Quelle liberté avez-vous eue pour le casting?

Totale!

Y compris, justement, pour ce rôle principal féminin, tenu par Thalia Besson, fille de votre producteur et scénariste?

Exactement. J’ai passé 3 mois à chercher tous les acteurs. J’ai fait toutes les agences possibles, y compris des mannequins. Alors ils sont jeunes, et à cet âge-là c’est toujours plus difficile de leur faire sortir des choses, mais je suis très fier d’eux. Et pour Thalia, je n’osais justement pas en parler à Luc. J’avais effectivement peur de ce type de reproches. Et puis il m’a donné carte blanche, comme pour le reste.

Mais Thalia Besson était-elle actrice? On a plutôt l’impression qu’elle a été choisie pour sa ressemblance avec Zendaya, que pour ses talents de comédienne…

Pour la référence, j’y vois plutôt du Pocahontas. C’est la princesse du film. Sinon, oui, elle a pris des cours de théâtre mais elle est plutôt dans la création, passionnée de mode. Et à un moment, je lui ai dit: «Je ne vois pas le film sans toi, il faut que tu me fasses confiance». On lui a fait passer son casting, elle est entrée, a souri et toute la pièce s’est illuminée. Sur le tournage, elle avait une vraie énergie et ce choix-là est une des choses dont je suis le plus fier sur le film.

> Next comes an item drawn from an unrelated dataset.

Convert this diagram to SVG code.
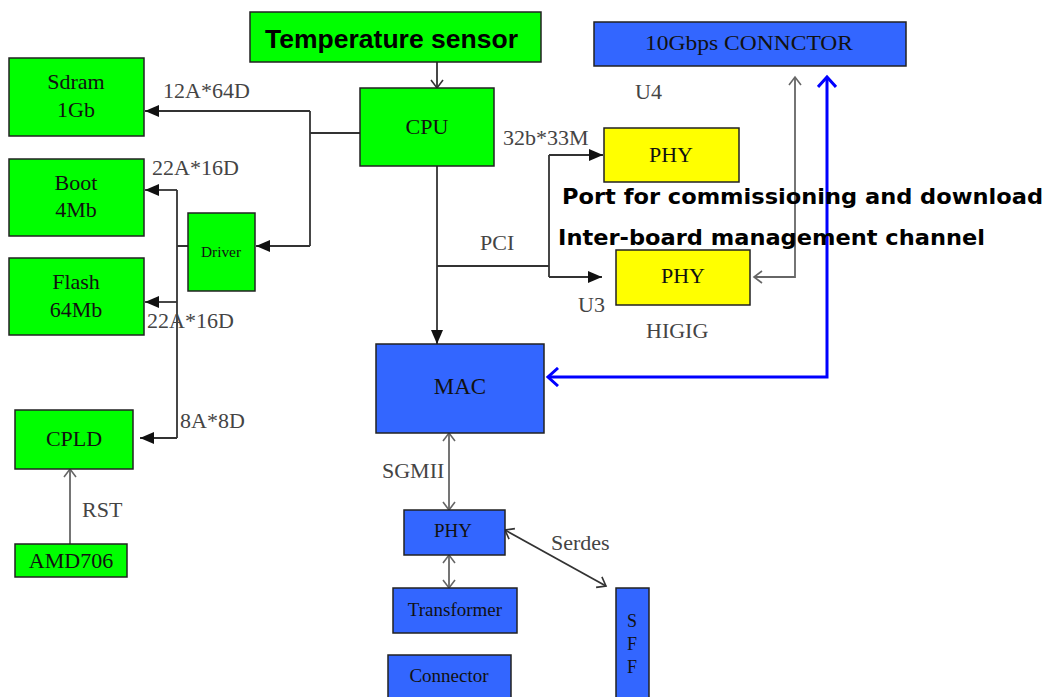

On parle d’un budget de 3 millions d’euros. Était-ce confortable pour un film comme celui-là?

Très! J’ai tourné «13 m2» avec 30 000 euros. Là, j’ai pu faire mon blockbuster! Mais le confort sur un plateau, ce n’est pas que l’argent. C’est aussi l’équipe qu’on réunit autour de soi. Quand on se retrouve avec des gens qu’on connait, passionnés et en qui on a confiance, c’est là où on fait de belles choses. J’ai d’ailleurs en grande partie repris mon équipe de «13 m2»: mon chef opérateur, mes électros… C’est dire à quel point j’étais libre.

Avec ce «confortable» budget, vous n’auriez pas pu peaufiner un peu ce plan numérique du bras couvert d’abeilles complètement figées, qu‘on voit passer à un moment à travers une fenêtre? Vous ne le trouvez pas un peu raté?

Pas du tout. Sinon il ne serait pas dans le film.

J’ai aussi de la peine à comprendre à qui s’adresse en fin de compte le film… Clairement pas aux enfants, le public des premiers «Arthur», vu son aspect horrifique. En même temps, le côté gore semble tellement aseptisé que les fans de films d’horreur risquent de ne pas y trouver leur compte…

Je ne voulais pas faire du gore pour du gore. Quand on marche sur un piège à loup, voilà: le film montre ce que ça donne. L‘histoire n’en demandait pas beaucoup plus. Après, il y a un travail de montage. Omettre, c’est aussi raconter. Et ce qu’on ne montre pas ouvre l’imaginaire du spectateur. Là, on est dans un spin-off, un dérivé, et quand Luc m’a confié la franchise, il m’a dit d’en faire ce que je voulais! Et c’est ce que j’ai fait, sans la moindre restriction.